Just the mention of the words “cider doughnuts” invokes visions of “that festival season when nature is all aglow”: red and gold leaves on a bright autumn day, colorful marsh grasses and apple trees heavy with the lovely red fruit we look forward to as summer fades each year.

New England is mecca for lovers of all things apple, and those sweet-tart confections bathed in sugar or left “bare,” are one of the best treats ever created. Mouths water all over New England come late September, in anticipation of the tasty round delights. Grocery stores begin to display them in their bakeries. Orchards and produce stands draw locals and tourists alike with promises of homemade cider doughnuts. Church fairs and village autumn-fests are magnets for seekers of that seductive first bite.

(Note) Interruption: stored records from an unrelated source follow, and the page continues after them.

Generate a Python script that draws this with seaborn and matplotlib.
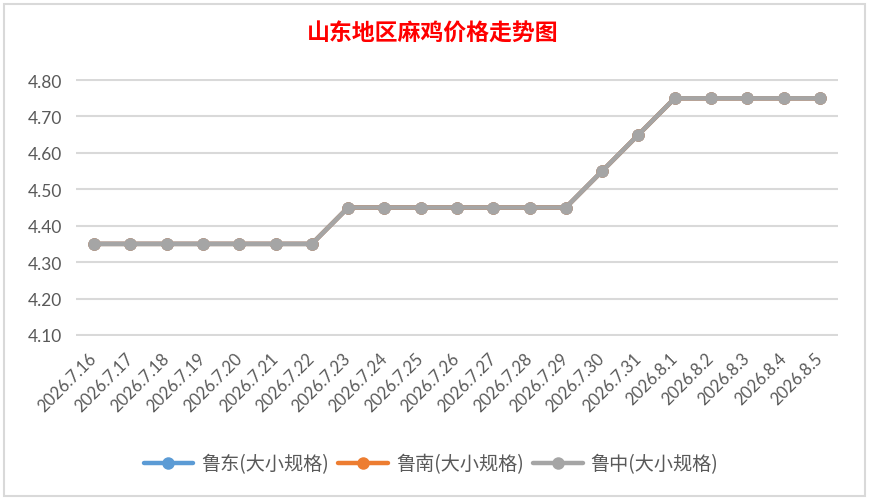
import matplotlib
matplotlib.use("Agg")
import matplotlib.pyplot as plt
import seaborn as sns
import pandas as pd
from matplotlib.patches import Rectangle
from matplotlib.lines import Line2D

dates = ["2026.7.16", "2026.7.17", "2026.7.18", "2026.7.19", "2026.7.20", "2026.7.21",
         "2026.7.22", "2026.7.23", "2026.7.24", "2026.7.25", "2026.7.26", "2026.7.27",
         "2026.7.28", "2026.7.29", "2026.7.30", "2026.7.31", "2026.8.1", "2026.8.2",
         "2026.8.3", "2026.8.4", "2026.8.5"]
ludong = [4.35, 4.35, 4.35, 4.35, 4.35, 4.35, 4.35, 4.45, 4.45, 4.45, 4.45, 4.45,
          4.45, 4.45, 4.55, 4.65, 4.75, 4.75, 4.75, 4.75, 4.75]
lunan = [4.35, 4.35, 4.35, 4.35, 4.35, 4.35, 4.35, 4.45, 4.45, 4.45, 4.45, 4.45,
         4.45, 4.45, 4.55, 4.65, 4.75, 4.75, 4.75, 4.75, 4.75]
luzhong = [4.35, 4.35, 4.35, 4.35, 4.35, 4.35, 4.35, 4.45, 4.45, 4.45, 4.45, 4.45,
           4.45, 4.45, 4.55, 4.65, 4.75, 4.75, 4.75, 4.75, 4.75]
series_names = ["鲁东(大小规格)", "鲁南(大小规格)", "鲁中(大小规格)"]
colors = ["#5b9bd5", "#ed7d31", "#a5a5a5"]
yticks = [4.10, 4.20, 4.30, 4.40, 4.50, 4.60, 4.70, 4.80]
title = "山东地区麻鸡价格走势图"

sns.set_theme(style="white")
plt.rcParams['font.family'] = ['Lato', 'Noto Sans CJK SC', 'DejaVu Sans']

rows = []
for name, vals in zip(series_names, [ludong, lunan, luzhong]):
    for i, (d, v) in enumerate(zip(dates, vals)):
        rows.append({"idx": i, "date": d, "price": v, "series": name})
df = pd.DataFrame(rows)

fig = plt.figure(figsize=(8.69, 5.02), dpi=100)
fig.patch.set_facecolor("white")

# chart border (excel style)
fig.patches.append(Rectangle((4/869, 1 - 497/502), 861/869, 492/502, transform=fig.transFigure,
                             fill=False, edgecolor="#d9d9d9", linewidth=1.5))

ax = fig.add_axes([76/869, 1 - 337/502, (838 - 76)/869, (337 - 80)/502])
sns.lineplot(data=df, x="idx", y="price", hue="series", hue_order=series_names,
             palette=colors, marker="o", markersize=9, markeredgewidth=0,
             linewidth=3.2, ax=ax, legend=False, errorbar=None)

ax.set_xlim(-0.5, len(dates) - 0.5)
ax.set_ylim(4.097, 4.803)
ax.set_yticks(yticks)
ax.set_yticklabels([f"{t:.2f}" for t in yticks], fontsize=12.5, color="#595959")
ax.set_xticks(range(len(dates)))
ax.set_xticklabels(dates, rotation=45, ha="right", va="center", rotation_mode="anchor",
                   fontsize=12, color="#595959")
ax.tick_params(axis="x", length=0, pad=14)
ax.tick_params(axis="y", length=0, pad=10)
ax.grid(axis="y", color="#d9d9d9", linewidth=1.5)
ax.set_axisbelow(True)
for s in ax.spines.values():
    s.set_visible(False)
ax.set_xlabel("")
ax.set_ylabel("")

fig.text(433/869, 1 - 34/502, title, ha="center", va="center", color="#ff0000",
         fontsize=16.5, fontweight="bold", family=["Noto Sans CJK SC", "DejaVu Sans"])

handles = [Line2D([0], [0], color=c, linewidth=3.2, marker="o", markersize=9,
                  markeredgewidth=0) for c in colors]
leg = fig.legend(handles, series_names, loc="center", bbox_to_anchor=(431/869, 1 - 465/502),
                 ncol=3, frameon=False, handlelength=2.6, columnspacing=0.5,
                 handletextpad=0.4, prop={"family": ["Noto Sans CJK SC", "DejaVu Sans"], "size": 13.8})
for t in leg.get_texts():
    t.set_color("#595959")

fig.savefig("out.png", dpi=100, facecolor="white")
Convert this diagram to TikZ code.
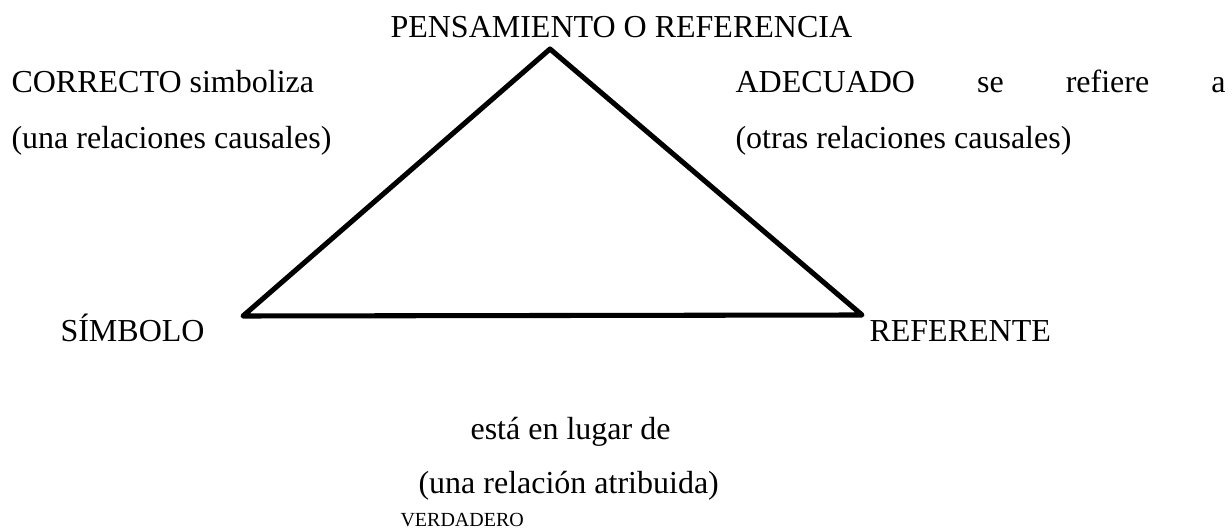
\documentclass[tikz,border=0pt]{standalone}
\usepackage{fontspec}
\setmainfont{Liberation Serif}
\tikzset{
	txt/.style={anchor=base west, inner sep=0pt, font=\fontsize{12}{14}\selectfont},
	txtsmall/.style={txt, font=\fontsize{7.5}{9}\selectfont}
}
\begin{document}
\begin{tikzpicture}[x=0.375pt, y=-0.375pt]
				\useasboundingbox (0,0) rectangle (1232,529);
				\coordinate (apex) at (550,49);
				\coordinate (izq) at (243,316);
				\coordinate (der) at (862,315);
				\draw[line width=1.9pt, line join=round] (izq) -- (apex) -- (der) -- cycle;
				\node[txt] (pens) at (390,38) {PENSAMIENTO O REFERENCIA};
				\node[txt] (correcto) at (11,93) {CORRECTO simboliza};
				\node[txt] (unarel) at (11,149) {(una relaciones causales)};
				\node[txt] (adecuado) at (735,93) {\makebox[183.75pt][s]{ADECUADO se refiere a}};
				\node[txt] (otrasrel) at (735,149) {(otras relaciones causales)};
				\node[txt] (simbolo) at (60,342) {SÍMBOLO};
				\node[txt] (referente) at (869,342) {REFERENTE};
				\node[txt] (estalugar) at (470,440) {está en lugar de};
				\node[txt] (atrib) at (418,493) {(una relación atribuida)};
				\node[txtsmall] (verdadero) at (400,526) {VERDADERO};
				\end{tikzpicture}
\end{document}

Now, to be honest, there are some cider doughnuts that don’t quite measure up. Some are too soft. Others are too dry. Many are packaged in such a way that they lose that slight crunchiness the best ones have along the inner and outer crusts of the doughnut. Connoisseurs will insist that a cider doughnut is not really a cider doughnut unless it is fresh out of the fryer, still slightly warm if possible, having just a bit of a crisp edge rimming the cakey interior.

Autumn is, indeed, a magical time of year in throughout the northeastern United States. Folks in other parts of the country will attempt to tout this season as just as colorful, just as breathtaking, as ours. We know differently, however. The truth is that there is just no display of red, gold yellow and orange that can measure up to autumn in our part of the country.

Add the wondrous display of flocks of Canada geese against a clear, blue sky and the amazing taste of a fresh cider doughnut and, well … You know what I mean.